SUPPLIED MATERIAL:
_ _ _
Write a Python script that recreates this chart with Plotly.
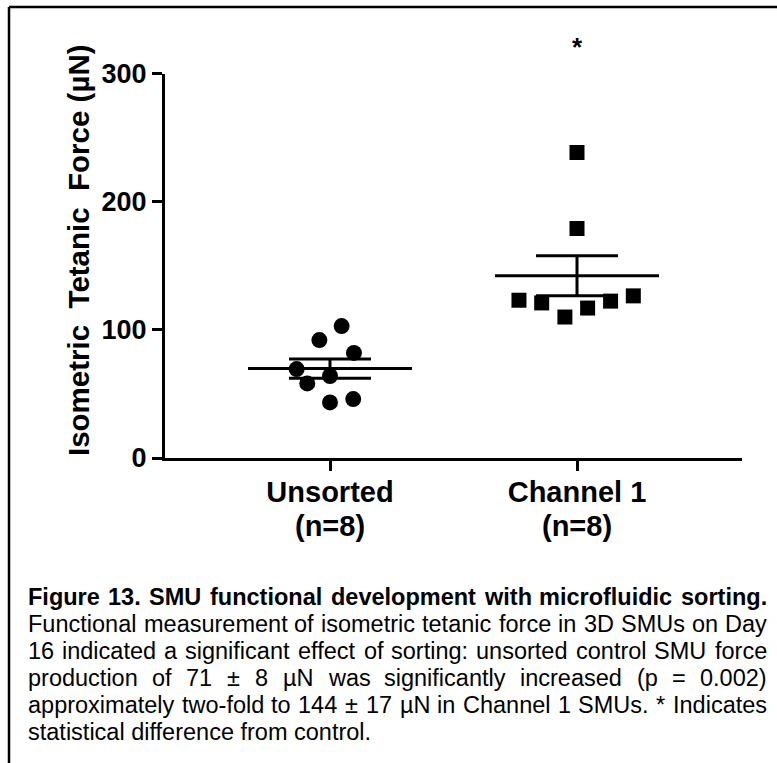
import numpy as np
import plotly.graph_objects as go

# ---------------- data ----------------
categories = ["Unsorted", "Channel 1"]
group_sizes = ["(n=8)", "(n=8)"]
unsorted_force = [102.9, 92.0, 82.0, 69.4, 64.0, 58.2, 43.4, 46.0]
channel1_force = [238.3, 179.0, 123.1, 121.0, 110.0, 117.0, 122.4, 126.5]
y_tick_values = [0, 100, 200, 300]
y_title = "Isometric\u00a0 Tetanic\u00a0 Force (µN)"
significance_label = "*"
caption_title = "Figure 13. SMU functional development with microfluidic sorting."
caption_lines = [
    "Functional measurement of isometric tetanic force in 3D SMUs on Day",
    "16 indicated a significant effect of sorting: unsorted control SMU force",
    "production of 71 ± 8 µN was significantly increased (p = 0.002)",
    "approximately two-fold to 144 ± 17 µN in Channel 1 SMUs. * Indicates",
    "statistical difference from control.",
]

# horizontal scatter offsets of points within each column (layout)
unsorted_jitter = [0.047, -0.043, 0.097, -0.135, 0.0, -0.092, 0.0, 0.094]
channel1_jitter = [0.0, 0.0, -0.235, -0.143, -0.049, 0.043, 0.136, 0.228]

# ---------------- layout constants ----------------
W, H = 777, 763
X_LEFT, X_RIGHT = 165, 742
Y_BOTTOM, Y_TOP = 458, 73.5
FONT = "Arial, 'Liberation Sans', sans-serif"
MEAN_HALF = 0.332
CAP_HALF_PX = 41

def px_x(p):
    return p / W

def px_y(p):
    return 1 - p / H

fig = go.Figure()

groups = [
    (0, unsorted_force, unsorted_jitter, "circle", 16),
    (1, channel1_force, channel1_jitter, "square", 15),
]

# mean and SEM lines
for xi, vals, jit, sym, sz in groups:
    v = np.array(vals)
    mean = v.mean()
    sem = v.std(ddof=1) / np.sqrt(len(v))
    fig.add_trace(go.Scatter(
        x=[xi - MEAN_HALF, xi + MEAN_HALF], y=[mean, mean], mode="lines",
        line=dict(color="black", width=3), hoverinfo="skip", showlegend=False))
    fig.add_trace(go.Scatter(
        x=[xi], y=[mean], mode="markers", marker=dict(size=1, opacity=0),
        error_y=dict(type="data", array=[sem], visible=True, color="black",
                     thickness=3, width=CAP_HALF_PX),
        hoverinfo="skip", showlegend=False))

# individual points
for xi, vals, jit, sym, sz in groups:
    fig.add_trace(go.Scatter(
        x=[xi + j for j in jit], y=vals, mode="markers",
        marker=dict(symbol=sym, size=sz, color="black", line=dict(width=0)),
        name=categories[xi], showlegend=False))

fig.update_xaxes(
    domain=[px_x(X_LEFT), px_x(X_RIGHT)], range=[-0.668, 1.668],
    tickvals=[0, 1], ticktext=categories, automargin=False,
    ticks="outside", ticklen=10, tickwidth=3, tickcolor="black",
    showline=True, linewidth=3, linecolor="black", ticklabelstandoff=-4,
    showgrid=False, zeroline=False,
    tickfont=dict(family=FONT, size=29, color="black", weight="bold"),
)
fig.update_yaxes(
    domain=[px_y(Y_BOTTOM), px_y(Y_TOP)], range=[0, 300],
    tickvals=y_tick_values, automargin=False,
    ticks="outside", ticklen=10, tickwidth=3, tickcolor="black",
    showline=True, linewidth=3, linecolor="black",
    showgrid=False, zeroline=False,
    tickfont=dict(family=FONT, size=27, color="black", weight="bold"),
)

annotations = []
# group sizes under the category labels
for xi, n in enumerate(group_sizes):
    annotations.append(dict(
        text=n, xref="x", yref="paper", x=xi, y=px_y(526),
        xanchor="center", yanchor="middle", showarrow=False,
        font=dict(family=FONT, size=29, color="black", weight="bold")))
# y axis title
annotations.append(dict(
    text=y_title, textangle=-90, xref="paper", yref="paper",
    x=px_x(79), y=px_y(250), xanchor="center", yanchor="middle",
    showarrow=False, font=dict(family=FONT, size=29.5, color="black", weight="bold")))
# significance star
annotations.append(dict(
    text=significance_label, xref="x", yref="paper", x=1, y=px_y(47),
    xanchor="center", yanchor="middle", showarrow=False,
    font=dict(family=FONT, size=26, color="black", weight="bold")))

# ---------------- caption (justified) ----------------
REG = {}
for chars, w in [("ijl", 222), (" ftI.,:!/[]", 278), ("r-()", 333), ("*", 389),
                 ("Jcksvxyz", 500), ("abdeghnopqu0123456789µL", 556), ("±=+", 584),
                 ("FTZ", 611), ("ABEKPSVXY", 667), ("CDHNRUw", 722), ("GOQ", 778),
                 ("mM", 833), ("W", 944)]:
    for ch in chars:
        REG[ch] = w
BOLD = {}
for chars, w in [("ijl .,:I", 278), ("ft()-", 333), ("*", 389), ("r", 389), ("z", 500),
                 ("aceksvxyJ0123456789", 556), ("=", 584),
                 ("bdghnopquFTLZ", 611), ("ESPVXY", 667), ("ABCDHKNRU", 722),
                 ("wGOQ", 778), ("M", 833), ("m", 889), ("W", 944)]:
    for ch in chars:
        BOLD[ch] = w

CAP_L, CAP_R = 28, 767
CAP_SIZE = 23.5
LINE_Y0, LINE_STEP = 597, 26.9

def width(s, table, size):
    return sum(table.get(ch, 556) for ch in s) / 1000.0 * size

all_lines = [(caption_title, BOLD, "bold", True)] + \
    [(t, REG, "normal", i < len(caption_lines) - 1) for i, t in enumerate(caption_lines)]

for li, (text, table, weight, justify) in enumerate(all_lines):
    ly = LINE_Y0 + li * LINE_STEP
    font = dict(family=FONT, size=CAP_SIZE, color="black", weight=weight)
    if not justify:
        annotations.append(dict(
            text=text, xref="paper", yref="paper", x=px_x(CAP_L), y=px_y(ly),
            xanchor="left", yanchor="middle", showarrow=False, font=font,
            borderpad=0, borderwidth=0))
        continue
    words = text.split(" ")
    ws = [width(w_, table, CAP_SIZE) for w_ in words]
    gap = (CAP_R - CAP_L - sum(ws)) / (len(words) - 1)
    xpos = CAP_L
    for w_, wd in zip(words, ws):
        annotations.append(dict(
            text=w_, xref="paper", yref="paper", x=px_x(xpos), y=px_y(ly),
            xanchor="left", yanchor="middle", showarrow=False, font=font,
            borderpad=0, borderwidth=0))
        xpos += wd + gap

# frame lines
shapes = [
    dict(type="line", xref="paper", yref="paper", x0=px_x(9), x1=1,
         y0=px_y(7), y1=px_y(7), line=dict(color="black", width=2.5)),
    dict(type="line", xref="paper", yref="paper", x0=px_x(9), x1=px_x(9),
         y0=0, y1=px_y(7), line=dict(color="black", width=2.5)),
]

fig.update_layout(
    template="none",
    width=W, height=H, margin=dict(l=0, r=0, t=0, b=0, pad=0, autoexpand=False),
    paper_bgcolor="white", plot_bgcolor="white",
    annotations=annotations, shapes=shapes, showlegend=False,
    font=dict(family=FONT, color="black"),
)

fig.write_html("out.html")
_ _ _
THE PROBLEM: Quote everything in the listing above exactly; pictures are the only thing to omit.

WORKED ANSWER:
Write a Python script that recreates this chart with Plotly.
import numpy as np
import plotly.graph_objects as go

# ---------------- data ----------------
categories = ["Unsorted", "Channel 1"]
group_sizes = ["(n=8)", "(n=8)"]
unsorted_force = [102.9, 92.0, 82.0, 69.4, 64.0, 58.2, 43.4, 46.0]
channel1_force = [238.3, 179.0, 123.1, 121.0, 110.0, 117.0, 122.4, 126.5]
y_tick_values = [0, 100, 200, 300]
y_title = "Isometric\u00a0 Tetanic\u00a0 Force (µN)"
significance_label = "*"
caption_title = "Figure 13. SMU functional development with microfluidic sorting."
caption_lines = [
    "Functional measurement of isometric tetanic force in 3D SMUs on Day",
    "16 indicated a significant effect of sorting: unsorted control SMU force",
    "production of 71 ± 8 µN was significantly increased (p = 0.002)",
    "approximately two-fold to 144 ± 17 µN in Channel 1 SMUs. * Indicates",
    "statistical difference from control.",
]

# horizontal scatter offsets of points within each column (layout)
unsorted_jitter = [0.047, -0.043, 0.097, -0.135, 0.0, -0.092, 0.0, 0.094]
channel1_jitter = [0.0, 0.0, -0.235, -0.143, -0.049, 0.043, 0.136, 0.228]

# ---------------- layout constants ----------------
W, H = 777, 763
X_LEFT, X_RIGHT = 165, 742
Y_BOTTOM, Y_TOP = 458, 73.5
FONT = "Arial, 'Liberation Sans', sans-serif"
MEAN_HALF = 0.332
CAP_HALF_PX = 41

def px_x(p):
    return p / W

def px_y(p):
    return 1 - p / H

fig = go.Figure()

groups = [
    (0, unsorted_force, unsorted_jitter, "circle", 16),
    (1, channel1_force, channel1_jitter, "square", 15),
]

# mean and SEM lines
for xi, vals, jit, sym, sz in groups:
    v = np.array(vals)
    mean = v.mean()
    sem = v.std(ddof=1) / np.sqrt(len(v))
    fig.add_trace(go.Scatter(
        x=[xi - MEAN_HALF, xi + MEAN_HALF], y=[mean, mean], mode="lines",
        line=dict(color="black", width=3), hoverinfo="skip", showlegend=False))
    fig.add_trace(go.Scatter(
        x=[xi], y=[mean], mode="markers", marker=dict(size=1, opacity=0),
        error_y=dict(type="data", array=[sem], visible=True, color="black",
                     thickness=3, width=CAP_HALF_PX),
        hoverinfo="skip", showlegend=False))

# individual points
for xi, vals, jit, sym, sz in groups:
    fig.add_trace(go.Scatter(
        x=[xi + j for j in jit], y=vals, mode="markers",
        marker=dict(symbol=sym, size=sz, color="black", line=dict(width=0)),
        name=categories[xi], showlegend=False))

fig.update_xaxes(
    domain=[px_x(X_LEFT), px_x(X_RIGHT)], range=[-0.668, 1.668],
    tickvals=[0, 1], ticktext=categories, automargin=False,
    ticks="outside", ticklen=10, tickwidth=3, tickcolor="black",
    showline=True, linewidth=3, linecolor="black", ticklabelstandoff=-4,
    showgrid=False, zeroline=False,
    tickfont=dict(family=FONT, size=29, color="black", weight="bold"),
)
fig.update_yaxes(
    domain=[px_y(Y_BOTTOM), px_y(Y_TOP)], range=[0, 300],
    tickvals=y_tick_values, automargin=False,
    ticks="outside", ticklen=10, tickwidth=3, tickcolor="black",
    showline=True, linewidth=3, linecolor="black",
    showgrid=False, zeroline=False,
    tickfont=dict(family=FONT, size=27, color="black", weight="bold"),
)

annotations = []
# group sizes under the category labels
for xi, n in enumerate(group_sizes):
    annotations.append(dict(
        text=n, xref="x", yref="paper", x=xi, y=px_y(526),
        xanchor="center", yanchor="middle", showarrow=False,
        font=dict(family=FONT, size=29, color="black", weight="bold")))
# y axis title
annotations.append(dict(
    text=y_title, textangle=-90, xref="paper", yref="paper",
    x=px_x(79), y=px_y(250), xanchor="center", yanchor="middle",
    showarrow=False, font=dict(family=FONT, size=29.5, color="black", weight="bold")))
# significance star
annotations.append(dict(
    text=significance_label, xref="x", yref="paper", x=1, y=px_y(47),
    xanchor="center", yanchor="middle", showarrow=False,
    font=dict(family=FONT, size=26, color="black", weight="bold")))

# ---------------- caption (justified) ----------------
REG = {}
for chars, w in [("ijl", 222), (" ftI.,:!/[]", 278), ("r-()", 333), ("*", 389),
                 ("Jcksvxyz", 500), ("abdeghnopqu0123456789µL", 556), ("±=+", 584),
                 ("FTZ", 611), ("ABEKPSVXY", 667), ("CDHNRUw", 722), ("GOQ", 778),
                 ("mM", 833), ("W", 944)]:
    for ch in chars:
        REG[ch] = w
BOLD = {}
for chars, w in [("ijl .,:I", 278), ("ft()-", 333), ("*", 389), ("r", 389), ("z", 500),
                 ("aceksvxyJ0123456789", 556), ("=", 584),
                 ("bdghnopquFTLZ", 611), ("ESPVXY", 667), ("ABCDHKNRU", 722),
                 ("wGOQ", 778), ("M", 833), ("m", 889), ("W", 944)]:
    for ch in chars:
        BOLD[ch] = w

CAP_L, CAP_R = 28, 767
CAP_SIZE = 23.5
LINE_Y0, LINE_STEP = 597, 26.9

def width(s, table, size):
    return sum(table.get(ch, 556) for ch in s) / 1000.0 * size

all_lines = [(caption_title, BOLD, "bold", True)] + \
    [(t, REG, "normal", i < len(caption_lines) - 1) for i, t in enumerate(caption_lines)]

for li, (text, table, weight, justify) in enumerate(all_lines):
    ly = LINE_Y0 + li * LINE_STEP
    font = dict(family=FONT, size=CAP_SIZE, color="black", weight=weight)
    if not justify:
        annotations.append(dict(
            text=text, xref="paper", yref="paper", x=px_x(CAP_L), y=px_y(ly),
            xanchor="left", yanchor="middle", showarrow=False, font=font,
            borderpad=0, borderwidth=0))
        continue
    words = text.split(" ")
    ws = [width(w_, table, CAP_SIZE) for w_ in words]
    gap = (CAP_R - CAP_L - sum(ws)) / (len(words) - 1)
    xpos = CAP_L
    for w_, wd in zip(words, ws):
        annotations.append(dict(
            text=w_, xref="paper", yref="paper", x=px_x(xpos), y=px_y(ly),
            xanchor="left", yanchor="middle", showarrow=False, font=font,
            borderpad=0, borderwidth=0))
        xpos += wd + gap

# frame lines
shapes = [
    dict(type="line", xref="paper", yref="paper", x0=px_x(9), x1=1,
         y0=px_y(7), y1=px_y(7), line=dict(color="black", width=2.5)),
    dict(type="line", xref="paper", yref="paper", x0=px_x(9), x1=px_x(9),
         y0=0, y1=px_y(7), line=dict(color="black", width=2.5)),
]

fig.update_layout(
    template="none",
    width=W, height=H, margin=dict(l=0, r=0, t=0, b=0, pad=0, autoexpand=False),
    paper_bgcolor="white", plot_bgcolor="white",
    annotations=annotations, shapes=shapes, showlegend=False,
    font=dict(family=FONT, color="black"),
)

fig.write_html("out.html")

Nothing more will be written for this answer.